Jews in the News: Riselle Bain, Jake Gyllenhaal and Henry Winkler

Ten Commandments Insider Stuff; Two Big Budget Flicks, Super Jewish Lawyer

 Every year, around Passover, ABC airs “The Ten Commandments”, the 1956 blockbuster about the life of Moses and the Israelites flight from Egypt. A few weeks ago, it was scheduled to air on April 17. For unreason reasons, it was suddenly changed to April 9, too late for me to alert you to see it. I wanted you to see it, because as I said in a February column, I was recently contacted by Cantor RISELLE BAIN, 74, who played "Young Miriam" in the film.

I just completed an "amazing" long interview with Bain, which I will write about in the near future.

 The good news is that there's a (free) complete, high-quality copy of the film on Youtube. On Youtube, search for "The Ten Commandments" (1956) and you'll find it. Bain's scene is this copy's first part, about 4 minutes into the movie. Bain, as Young Miriam, steps into the Nile River and puts the basket holding the baby Moses into the river. Actually, Bain told me, she wasn’t in a river. She was in a big tub filled with warm water.

In the film, it seems like Miriam is looking out on the Nile. But Bain wasn’t really doing that. It was a special effect. She was actually looking at director Cecil DeMille, who told her exactly what do (facial expressions, etc.)

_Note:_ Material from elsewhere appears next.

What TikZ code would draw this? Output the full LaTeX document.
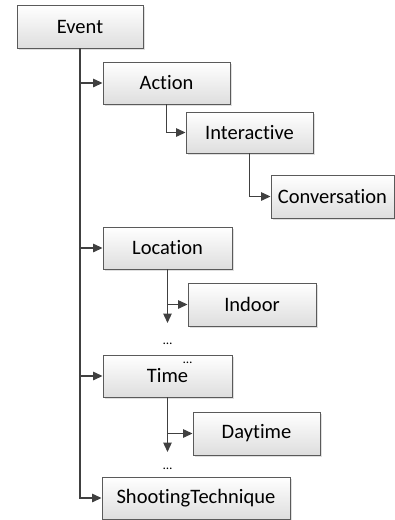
\documentclass[tikz,border=0pt]{standalone}
\usepackage{fontspec}
\setmainfont{Carlito}[Ligatures={NoCommon,NoContextual}]
\usetikzlibrary{shadows,arrows.meta}

\definecolor{boxline}{HTML}{5A5A5A}
\definecolor{linkline}{HTML}{404040}

\tikzset{
  box/.style={draw=boxline, line width=0.9pt, rectangle, top color=white, bottom color=black!13,
    minimum width=127pt, minimum height=42pt, inner sep=0pt,
    font=\fontsize{20.5}{24}\selectfont,
    drop shadow={shadow xshift=1.5pt, shadow yshift=-1.5pt, opacity=0.25}},
  link/.style={draw=linkline, line width=1.3pt, -{Triangle[length=9.5pt,width=8.5pt]}},
  dots/.style={font=\fontsize{13}{15}\selectfont, inner sep=0pt, anchor=base}
}

\begin{document}
\begin{tikzpicture}[x=1pt, y=-1pt]
\useasboundingbox (0,0) rectangle (395,520);

\node[box, minimum width=126pt, minimum height=43pt] (event) at (80,26.5) {Event};
\node[box] (action) at (166.5,83) {Action};
\node[box, minimum height=41pt] (interactive) at (249.5,132.5) {Interactive};
\node[box, minimum width=123pt, minimum height=43pt] (conversation) at (332.5,196.5) {Conversation};
\node[box, minimum width=129pt] (location) at (167.5,248) {Location};
\node[box, minimum width=128pt, minimum height=43pt] (indoor) at (252,304.5) {Indoor};
\node[box, minimum width=129pt] (time) at (167.5,376) {Time};
\node[box, minimum height=43pt] (daytime) at (256.5,433.5) {Daytime};
\node[box, minimum width=188pt, minimum height=42pt] (shooting) at (196,498) {ShootingTechnique};

\coordinate (locend) at (167.5,323);
\coordinate (timeend) at (167.5,452);

\node[dots] (locdots) at (167.5,344) {\dots};
\node[dots] (timedots1) at (187.5,363) {\dots};
\node[dots] (timedots2) at (167.5,469) {\dots};

% main trunk
\path[link] (event.south) |- (shooting.west);
\path[link] (event.south |- action.west) -- (action.west);
\path[link] (event.south |- location.west) -- (location.west);
\path[link] (event.south |- time.west) -- (time.west);

\path[link] (action.south) |- (interactive.west);
\path[link] (interactive.south) |- (conversation.west);

\path[link] (location.south) -- (locend);
\path[link] (location.south |- indoor.west) -- (indoor.west);

\path[link] (time.south) -- (timeend);
\path[link] (time.south |- daytime.west) -- (daytime.west);
\end{tikzpicture}
\end{document}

 Two big-budget films with a "Jewish connection" opened "wide" last week and are still in theaters: "Ambulance", an action-thriller, and "Sonic: The Hedgehog 2", a combination animation and live-action film that is appropriate for "children of all ages.".

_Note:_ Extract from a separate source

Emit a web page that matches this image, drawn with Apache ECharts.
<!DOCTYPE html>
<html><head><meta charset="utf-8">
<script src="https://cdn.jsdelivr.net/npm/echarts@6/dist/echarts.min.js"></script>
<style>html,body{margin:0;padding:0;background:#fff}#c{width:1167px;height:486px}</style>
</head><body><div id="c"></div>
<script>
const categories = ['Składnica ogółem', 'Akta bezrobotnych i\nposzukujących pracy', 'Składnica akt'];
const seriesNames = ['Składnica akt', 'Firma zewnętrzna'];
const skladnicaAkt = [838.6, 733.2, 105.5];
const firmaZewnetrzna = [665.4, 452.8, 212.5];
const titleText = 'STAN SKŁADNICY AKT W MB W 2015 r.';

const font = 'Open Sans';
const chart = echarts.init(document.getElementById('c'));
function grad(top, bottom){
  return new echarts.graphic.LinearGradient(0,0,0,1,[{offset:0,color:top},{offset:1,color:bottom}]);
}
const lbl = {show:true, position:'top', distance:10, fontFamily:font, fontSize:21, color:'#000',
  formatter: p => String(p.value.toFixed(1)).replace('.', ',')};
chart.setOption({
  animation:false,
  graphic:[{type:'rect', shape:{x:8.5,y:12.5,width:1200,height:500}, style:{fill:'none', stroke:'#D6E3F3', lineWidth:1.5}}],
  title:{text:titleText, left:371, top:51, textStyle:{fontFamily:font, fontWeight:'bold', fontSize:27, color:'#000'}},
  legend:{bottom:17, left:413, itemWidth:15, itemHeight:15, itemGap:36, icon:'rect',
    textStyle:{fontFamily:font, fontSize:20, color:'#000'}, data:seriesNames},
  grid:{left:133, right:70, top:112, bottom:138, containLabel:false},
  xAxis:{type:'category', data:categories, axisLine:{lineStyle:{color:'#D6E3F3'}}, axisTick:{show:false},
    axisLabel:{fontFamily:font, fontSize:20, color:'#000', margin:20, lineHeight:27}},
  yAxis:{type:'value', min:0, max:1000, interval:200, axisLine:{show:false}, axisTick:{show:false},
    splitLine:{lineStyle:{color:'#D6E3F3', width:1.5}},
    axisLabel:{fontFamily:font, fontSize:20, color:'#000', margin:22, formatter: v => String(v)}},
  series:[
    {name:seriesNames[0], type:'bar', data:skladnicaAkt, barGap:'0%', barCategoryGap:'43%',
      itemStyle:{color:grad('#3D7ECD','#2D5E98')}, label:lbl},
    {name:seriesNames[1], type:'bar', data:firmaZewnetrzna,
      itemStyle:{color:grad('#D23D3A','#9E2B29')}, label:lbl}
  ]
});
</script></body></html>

 Here’s the capsule plot of "Ambulance": William Sharp, an African American war vet, needs $231K for his wife’s surgery. He turns to his adoptive brother Danny (JAKE GYLLENHAAL, 41), a career criminal. Their attempt to rob a bank goes wrong---they shoot a police officer and flee in an ambulance carrying the wounded police officer and an EMT.

 Last February, “Esquire” interviewed Gyllenhaal. He told “Esquire” that it was time for him to “do some big action movies again”—and that’s the type of films that “Ambulance” director MICHAEL BAY, 57, makes (“Transformers”, “Pearl Harbor”).

 The first Sonic Hedgehog film (2020) was based on a popular video game of the same name. It was a huge box-office office hit despite getting mixed reviews (story not so great; cast very good). The title character is a “humanized” blue hedgehog who can travel at supersonic speed. He’s a good guy who wants to help people. Sonic is animated in the original and in the sequel.

BEN SCHWARTZ, 40, voiced Sonic in both Sonic flicks. Schwartz has had many film and TV roles, but it hard to cite a role everyone knows. I best remember him in his recurring role as Jean Ralphio-Saperstein (what a name!) on “Parks and Rec”. HENRY WINKLER played his father, a doctor, and JENNY SLATE played his crazy sister, Mona-Lisa Saperstein.

 Reprising their original Sonic film roles are Jim Carrey (as Sonic’s arch enemy) and James Marsden (as a sheriff who is a friend of Sonic).

ADAM PALLY, 40, makes his “Sonic” debut in “Sonic 2”. He plays a deputy sheriff who serves under Marsden’s character. Pally is a real-life pal of Schwartz. The two have long been in a three-man comedy improv troupe that performs on stage now-and-again.

 The six-part, NBC true-crime series “The Thing About Pam” concluded on April 14. (Binge it. Free to watch on Peacock. Also on Hulu). Reviews were mixed, but the true story was so weird that the series held my attention. As I previously wrote, the title character (played by Renee Zellweger) murdered a close female friend and attempted to frame her friend’s husband (Russ Farina) for the murder. GIDEON ADLON, 25, has a supporting role as the Farinas’ daughter.

Long story short: I noticed that the murders happened near St. Louis. I contacted a St. Louis friend and he was able to confirm that (real-life) defense attorney JOEL SCHWARTZ, now 60, is Jewish. I am reliably informed that Schwartz, and his band, played many bar mitzvahs when he was a teenager. He’s also an active amateur actor and his first role was in a play put on at the St. Louis JCC.

Schwartz (played by Josh Duhamel) is the hero of the series. He is a super-competent, super ethical defense attorney who did everything humanly possible to uncover the evidence that ultimately proved that Farina was a completely innocent man.